英国德文郡萨尔特伦别墅的镜屋中有玻璃镜画的一角,18世纪
江滢河:《广州外销玻璃画与18世纪英国社会》
广州十三行是一个重要的玻璃画收藏和绘制场。广州向英国出口了种类多样、题材广泛的外销画,其中玻璃画因色彩艳丽、题材新奇、充满异域情调,成为其中的独特品种,18世纪中叶在英国社会风行一时。玻璃画除了可以悬挂在墙上作为画作装点家居,还被用作镜子镶嵌在家具上,成为西方社会家居生活情趣和文化生活的重要体现。这些出自广州工匠之后的玻璃画既是展示东方情调的艺术品,又可装点私人空间,营造优雅迷梦,在18世纪相当长的时间内,是让人欲罢不能的塑造东方乌托邦的重要工具。

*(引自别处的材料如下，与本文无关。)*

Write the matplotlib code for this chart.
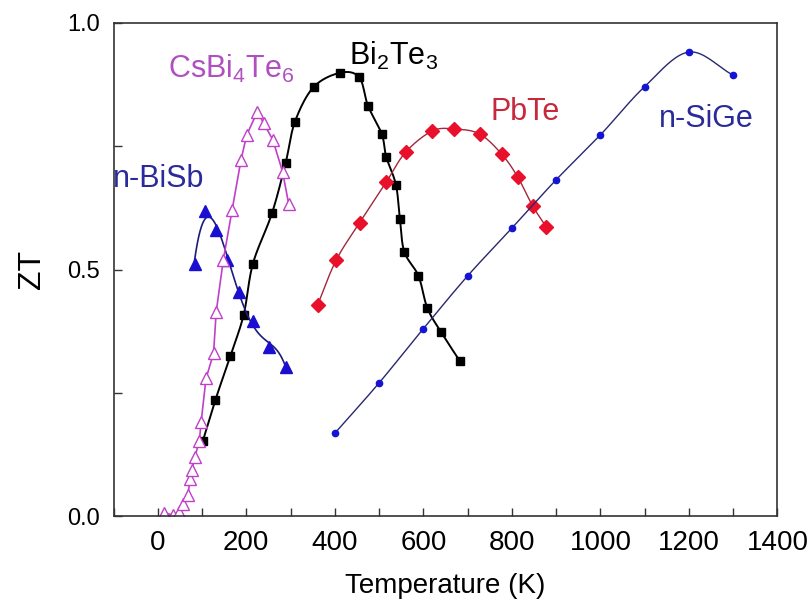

本文通过对英国东印度公司有关档案的挖倔,结合有关中文史料及玻璃画作品,讨论广州画匠通过自己的创作参与全球化历史进程的独特内容。精美玻璃画制品,建筑用玻璃画是清宫玻璃画的一个重要分支。本文展示了较少为外人所知的故宫藏玻璃画图像,以此为基础介绍了清代宫廷玻璃画的来源和绘制特点,并着重对宫廷建筑用玻璃画进行了梳理,分析了建筑用玻璃画不同于作为装饰品的玻璃画的特点。

《妇人像玻璃画》,晚清民国时期,中央美术学院美术馆藏
赵琰哲:《“秦淮八艳”的意象塑造与名妓肖像的图式表达》
在家国动荡的明末清初,金陵秦淮河畔涌现出一批兼具美貌与才情的青楼女子。她们多以侧颜斜望、青春时装的形象出现在肖像画中,引领着名妓独幅肖像风潮。值得注意的是,“秦淮八艳”之说(通常指马湘兰、柳如是、顾眉、董小宛、卞玉京、陈圆圆、李香君、寇湄),并非明末人所提。而是时至晚清,由叶衍兰、张景祁将此群体加以凝炼,塑造出“秦淮八艳”意象。其所绘制出版的《秦淮八艳图咏》,使得名妓肖像得以更广传播。从晚明到晚清,时间跨越二百余年,名妓肖像不断被后世人传移摹写。这一卷轴画仕女图式,其侧颜、拈花、扭身、翘脚等姿态,也被运用于晚清玻璃画领域中。

《牧羊女玻璃镜画》,约1760年,广东省博物馆藏
郑伊看:《另一个我 ——广州外销玻璃画中的“牧羊女”形象研究》
本文研究广东省博物馆收藏的一件外销玻璃镜画《牧羊女图》,画中描绘一位坐于树下、穿着中式服装,打扮为牧羊女的欧洲贵妇。这类“牧羊女”多次出现在18世纪60年代的外销英国镜画中,其矛盾的形象回应了18世纪英国社会的两股热潮:“回归田园”和“中国风”。论文针对这一形象,通过讨论画中图式的多种来源及其组合方式,以及玻璃镜画的功能和使用环境,呈现英国乔治时代的上层社会女性如何塑造自我形象,及其面对“中国风”复杂心态。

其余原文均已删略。